Goyrans n’est pas nommé dans les récits de Froissart, mais il est tout à fait vraisemblable que les troupes en maraude du Prince Noir ont parcouru les alentours en pillant et brûlant les villages, les châteaux du voisinage ainsi que probablement le château primitif de Clermont le Fort. Les collines de Goyrans sont aux premières loges pour servir de campement à ces troupes. Les paysans, pauvres pour la plupart, et rarement propriétaires de leurs terres, sont d’autant plus prompts à la fuite qu’ils ne possèdent que peu de choses. Les pillards sont sans doute déçus de ce qu’ils trouvent dans les maisons abandonnées.
Leur appétit de vengeance n’a pas d’objet particulier à Falgarde, qui est terre d’Église et non de seigneur. Il n’en est pas de même à Pinsaguel où la famille des Isalguier est au service des rois de France ou à Auzil dont le fief appartient à Morlas, un lieutenant du roi Philippe VI. Le village de Falgarde est qualifié de « petit » par les chroniqueurs de Prince Noir. Il est sans doute pillé et mis à sac, peut-être certaines maisons sont-elles détruites.
Le Prince Noir raconte lui même dans une lettre à un évêque anglais « qu’il ne passait nulle journée sans que de bonnes villes et forteresses ne fussent brûlées ou détruites par chacune de ses batailles » (son armée est divisée en 3 groupes, chaque groupe étant appelé « bataille »).
Le Prince Noir est peut-être logé dans un château lors de son étape à Falgarde. Il ne peut s’agir alors que d’un château situé sur les hauteurs. En aucun cas, il ne serait descendu au village de Lacroix qui n’est mentionné par aucun chroniqueur et n’existe peut-être pas encore. D’autre part, ayant connu un incendie dans une maison où il était hébergé lors d’une précédente campagne, le Prince Noir avait, selon la tradition orale, pour habitude de coucher, de préférence, en plein air.

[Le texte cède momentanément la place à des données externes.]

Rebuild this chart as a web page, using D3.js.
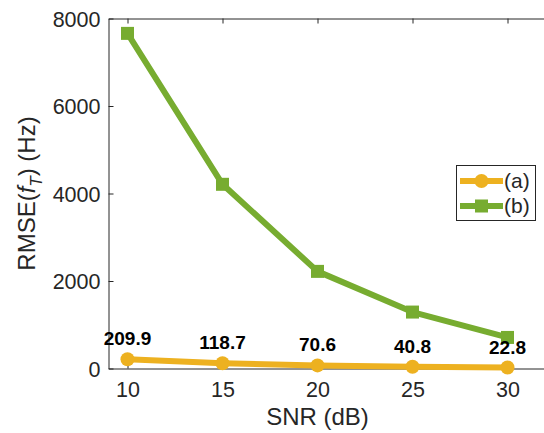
<!DOCTYPE html>
<html>
<head>
<meta charset="utf-8">
<script src="https://cdn.jsdelivr.net/npm/d3@7.9.0/dist/d3.min.js"></script>
<style>
  body { margin: 0; background: #fff; }
  text { font-family: "Liberation Sans", Arial, sans-serif; fill: #262626; }
</style>
</head>
<body>
<svg id="chart" width="544" height="433"></svg>
<script>
// data
const snr = [10, 15, 20, 25, 30];
const rmseA = [209.9, 118.7, 70.6, 40.8, 22.8];
const rmseB = [7660, 4210, 2220, 1290, 710];
const xTicks = [10, 15, 20, 25, 30];
const yTicks = [0, 2000, 4000, 6000, 8000];
const seriesNames = ['(a)', '(b)'];

const colA = '#EDB120';
const colB = '#77AC30';
const axisCol = '#262626';

const svg = d3.select('#chart');

// axes box (right side runs past the window edge)
const axLeft = 108.5, axTop = 18.5, axBottom = 368.5;
const x = d3.scaleLinear().domain([9, 32]).range([axLeft, axLeft + 19 * 23]);
const y = d3.scaleLinear().domain([0, 8000]).range([axBottom, axTop]);

// bottom axis
const xAxis = svg.append('g')
  .attr('transform', `translate(0,${axBottom})`)
  .call(d3.axisBottom(x).tickValues(xTicks).tickSizeInner(-5).tickSizeOuter(0).tickPadding(13));
// top axis (ticks only)
const xTop = svg.append('g')
  .attr('transform', `translate(0,${axTop})`)
  .call(d3.axisTop(x).tickValues(xTicks).tickSizeInner(-5).tickSizeOuter(0).tickFormat(''));
// left axis
const yAxis = svg.append('g')
  .attr('transform', `translate(${axLeft},0)`)
  .call(d3.axisLeft(y).tickValues(yTicks).tickFormat(d3.format('d'))
    .tickSizeInner(-5).tickSizeOuter(0).tickPadding(8));

[xAxis, xTop, yAxis].forEach(g => {
  g.attr('font-family', null);
  g.select('.domain').attr('stroke', axisCol).attr('stroke-width', 1);
  g.selectAll('.tick line').attr('stroke', axisCol);
  g.selectAll('.tick text')
    .attr('font-size', 21.5)
    .attr('fill', axisCol);
});
yAxis.selectAll('.tick text').attr('dy', '0.35em');

// axis labels
svg.append('text')
  .attr('x', (x(10) + x(30)) / 2)
  .attr('y', 425)
  .attr('text-anchor', 'middle')
  .attr('font-size', 24)
  .text('SNR (dB)');

const yl = svg.append('text')
  .attr('transform', `translate(35,${(axTop + axBottom) / 2}) rotate(-90)`)
  .attr('text-anchor', 'middle')
  .attr('font-size', 24);
yl.append('tspan').text('RMSE(');
yl.append('tspan').attr('font-style', 'italic').text('f');
yl.append('tspan').attr('font-style', 'italic').attr('font-size', 17).attr('dy', 7).text('T');
yl.append('tspan').attr('dy', -7).text(') (Hz)');

// lines
const line = d3.line().x(d => x(d[0])).y(d => y(d[1]));
const dataA = snr.map((s, i) => [s, rmseA[i]]);
const dataB = snr.map((s, i) => [s, rmseB[i]]);

svg.append('path').datum(dataB)
  .attr('d', line).attr('fill', 'none')
  .attr('stroke', colB).attr('stroke-width', 6).attr('stroke-linejoin', 'round');
svg.selectAll('.mb').data(dataB).join('rect')
  .attr('x', d => x(d[0]) - 6.5).attr('y', d => y(d[1]) - 6.5)
  .attr('width', 13).attr('height', 13).attr('fill', colB);

svg.append('path').datum(dataA)
  .attr('d', line).attr('fill', 'none')
  .attr('stroke', colA).attr('stroke-width', 6).attr('stroke-linejoin', 'round');
svg.selectAll('.ma').data(dataA).join('circle')
  .attr('cx', d => x(d[0])).attr('cy', d => y(d[1]))
  .attr('r', 7).attr('fill', colA);

// value labels on series (a)
svg.selectAll('.lbl').data(dataA).join('text')
  .attr('x', d => x(d[0]))
  .attr('y', d => y(d[1] + 320))
  .attr('text-anchor', 'middle')
  .attr('font-size', 19)
  .attr('font-weight', 'bold')
  .style('fill', '#000')
  .text(d => d[1].toFixed(1));

// legend
const lg = svg.append('g');
lg.append('rect')
  .attr('x', 456.5).attr('y', 165.5).attr('width', 79).attr('height', 55)
  .attr('fill', '#fff').attr('stroke', axisCol).attr('stroke-width', 1);
[colA, colB].forEach((c, i) => {
  const ly = 181 + i * 25;
  lg.append('line').attr('x1', 460).attr('x2', 503).attr('y1', ly).attr('y2', ly)
    .attr('stroke', c).attr('stroke-width', 6);
  if (i === 0) {
    lg.append('circle').attr('cx', 481.5).attr('cy', ly).attr('r', 7).attr('fill', c);
  } else {
    lg.append('rect').attr('x', 475).attr('y', ly - 6.5).attr('width', 13).attr('height', 13).attr('fill', c);
  }
  lg.append('text').attr('x', 504).attr('y', ly).attr('dy', '0.35em')
    .attr('font-size', 21).text(seriesNames[i]);
});
</script>
</body>
</html>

Froissart, qui a recueilli les souvenirs personnels du Prince Noir, précise que le Prince campe à Falgarde dans un beau vignoble, probablement sur le versant méridional exposé en plein soleil.
L’étape suivante est Montgiscard dont la population est massacrée, après que Castanet soit brûlé au passage. Il en est de même pour Baziège, Castelnaudary, la ville basse de Carcassonne et les faubourgs de Narbonne que le Prince atteint le 11 novembre. Le Prince Noir ne va pas s’enraciner devant Narbonne qu’il n’a pas l’intention d’assiéger. L’hiver approchant, il renonce à poursuivre sa chevauchée un peu avant Béziers et revient à Bordeaux en suivant un autre itinéraire.
Epilogue
Pendant 2 mois, des bords de la Gironde aux rives de la Méditerranée, le Prince Noir tient en échec l’armée du roi de France. Aucune grande bataille n’est livrée, mais les régions et les villes d’où le monarque français tire plus de la moitié de ses subsides sont détruites.
Cette campagne, destinée à détruire méthodiquement les ressources de l’ennemi, est une « razzia de pirates affamés ».
Injustes et terribles pour ceux qui les subissent, les chevauchées des Anglo-Gascons ne dénotent cependant pas une cruauté particulière, elles appartiennent aux mœurs du quatorzième siècle. Les us et coutumes de cette époque de transition entre la fin du Moyen Âge et l’aube de la Renaissance ne sont pas tendres ! La vie a perdu contre la mort, mais la mémoire a gagné dans son combat contre le néant.